Ce succès ne s’explique pas seulement par les difficultés de financement des start-up et des PME. Il tient aussi aux nombreux avantages qu’offre le financement participatif en termes de relation avec la clientèle ou d’impact marketing ainsi qu’à l’étendue des possibilités qu’offrent les différents sites aux financiers comme aux récipiendaires. On peut ainsi distinguer trois grandes catégories de plates-formes selon le type de financement sur lesquelles elles reposent : don, prêt ou prise de participation. Le modèle le plus répandu repose sur les donations, pas tout à fait gracieuses, car récompensées par des contreparties en nature (t-shirt, participation exclusive à un événement, inscription sur une liste de remerciements…). Le leader du financement participatif, Kickstarter ou le nouveau Zoomaal, appartient à cette catégorie. D’autres reposent sur un financement par microcrédits pouvant éventuellement être assortis d’intérêts (“crowdlending”) : les modalités de remboursement des fonds sont précisées par le récipiendaire. C’est le type de financement qui a connu la plus forte croissance en 2012 (+111 %) mais le modèle n’a pas encore été importé en zone Mena. L’investissement participatif (“crowdinvesting”) constitue enfin une variante plus sophistiquée, puisque l’apport de fonds correspond à une entrée au capital de la société financée et donne lieu à la délivrance de titres de participations. « Le recours au “crowdinvesting” peut-être considéré par une société comme une étape intermédiaire entre l’entrée d’un “business angel” à son capital et une entrée en Bourse. Ce type de financement la prépare notamment à traiter avec un grand nombre d’actionnaires et l’astreint à une obligation de transparence », observe Nasser Saïdi. Compte tenu de ces spécificités, le nombre de plates-formes est bien plus limité. Il en existe une dizaine au niveau mondial, dont les sites earlyshares.com ou eureeca.com, pionnier dans la zone Mena.

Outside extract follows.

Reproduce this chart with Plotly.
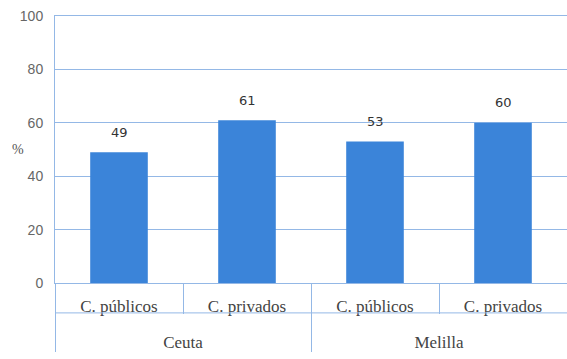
import plotly.graph_objects as go

groups = ["Ceuta", "Ceuta", "Melilla", "Melilla"]
centers = ["C. públicos", "C. privados", "C. públicos", "C. privados"]
values = [49, 61, 53, 60]
y_ticks = [0, 20, 40, 60, 80, 100]

BAR = "#3b84d9"
GRID = "#94b8e6"
FONT = "Liberation Serif"

# outer labels pushed one line lower to sit in the bottom row
group_labels = ["<br>" + g for g in groups]

fig = go.Figure()
fig.add_trace(go.Bar(
    x=[group_labels, centers],
    y=values,
    marker=dict(color=BAR, line=dict(width=0)),
    width=0.45,
    hoverinfo="skip",
))

for i, v in enumerate(values):
    fig.add_annotation(
        x=i, y=v, xref="x", yref="y",
        text=str(v), showarrow=False,
        yanchor="middle", yshift=20,
        font=dict(family="DejaVu Sans", size=13, color="#333333"),
    )

fig.add_annotation(
    x=-0.072, y=50, xref="paper", yref="y",
    xanchor="center", yanchor="middle",
    text="%", showarrow=False,
    font=dict(family=FONT, size=14, color="#555555"),
)

# horizontal separator between the two label rows
fig.add_shape(
    type="line", xref="paper", yref="paper",
    x0=0, x1=1, y0=-0.112, y1=-0.112,
    line=dict(color=GRID, width=1),
)

fig.update_layout(
    width=567, height=359,
    margin=dict(l=55, r=0, t=16, b=76, autoexpand=False),
    paper_bgcolor="white", plot_bgcolor="white",
    showlegend=False,
    bargap=0.55,
)

fig.update_xaxes(
    type="multicategory",
    automargin=False,
    showline=True, mirror=True, linecolor=GRID, linewidth=1,
    ticks="outside", ticklen=30, tickcolor=GRID, tickwidth=1,
    tickson="boundaries",
    ticklabelstandoff=8,
    showdividers=True, dividercolor=GRID, dividerwidth=1,
    tickfont=dict(family=FONT, size=17, color="#444444"),
    showgrid=False,
)

fig.update_yaxes(
    automargin=False,
    range=[0, 100],
    tickvals=y_ticks,
    showgrid=True, gridcolor=GRID, gridwidth=1,
    showline=True, linecolor=GRID, linewidth=1,
    zeroline=True, zerolinecolor=GRID, zerolinewidth=1,
    ticks="", ticklabelstandoff=8,
    tickfont=dict(family="Liberation Sans", size=14, color="#666666"),
)

fig.write_html(
    "out.html",
    config={"displayModeBar": False},
    post_script="document.body.style.margin='0px';",
)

Protection des investisseurs

L’engouement actuel pour le financement participatif, la volonté de ses acteurs d’en faire une véritable source de financement pour les entreprises et la variété des modèles poussent les différents pays concernés à s’interroger sur la mise en place d’un cadre juridique spécifique, en particulier en ce qui concerne les prêts et les investissements en actions. L’équation est complexe, car il faut pouvoir rassurer les apporteurs de fonds, en leur garantissant une protection suffisante, tout en tenant compte des particularités et de la souplesse nécessaire au développement de ce modèle. Aux États-Unis, le président Obama avait fait de l’investissement participatif l’une des pierres angulaires de sa loi “Jobs” (“Jumpstart Our Business Start-up Act”), promulguée en avril 2012 pour alléger les restrictions de financement des petites entreprises. Mais ces dispositions demeurent pour l’instant à l’état de promesses dans la mesure où la Sec, le régulateur étatsunien des marchés financiers, n’a pas encore émis le corpus de règles découlant de la loi. Les discussions vont également bon train au sein de l’Union européenne où de nombreux acteurs du financement participatif pressent les autorités de suivre l’exemple des États-Unis. En attendant, c’est donc paradoxalement le Liban qui a adopté le premier cadre juridique spécifique au financement participatif (voir encadré), en partie du fait de l’influence de Nasser Saïdi, ancien vice-gouverneur de la Banque du Liban. Un cadre qui pourrait faire du Liban l’un des centres névralgiques du financement participatif de la région, d’autant que les deux nouvelles plates-formes de la zone opèrent, ou sont destinées à le faire, depuis Beyrouth.

Le Liban pionnier sur la régulation de l’investissement participatif

La circulaire émise le 11 juin 2013 par l’Autorité des marchés financiers (AMF) fixe un certain nombre de règles encadrant la mise en œuvre d’appels de fonds à travers une plate-forme en ligne d’investissement participatif. Elle impose tout d’abord une licence préalable à l’ouverture d’une plate-forme et limite notamment cette possibilité à des sociétés ou des filiales entièrement dédiées à cette activité et disposant d’un capital d’au moins un milliard de livres libanaises. L’appel de fonds doit être de 20 000 dollars minimum et porter sur une période maximale de 180 jours, tandis que les prises de participation doivent osciller entre 500 et 10 000 dollars maximum.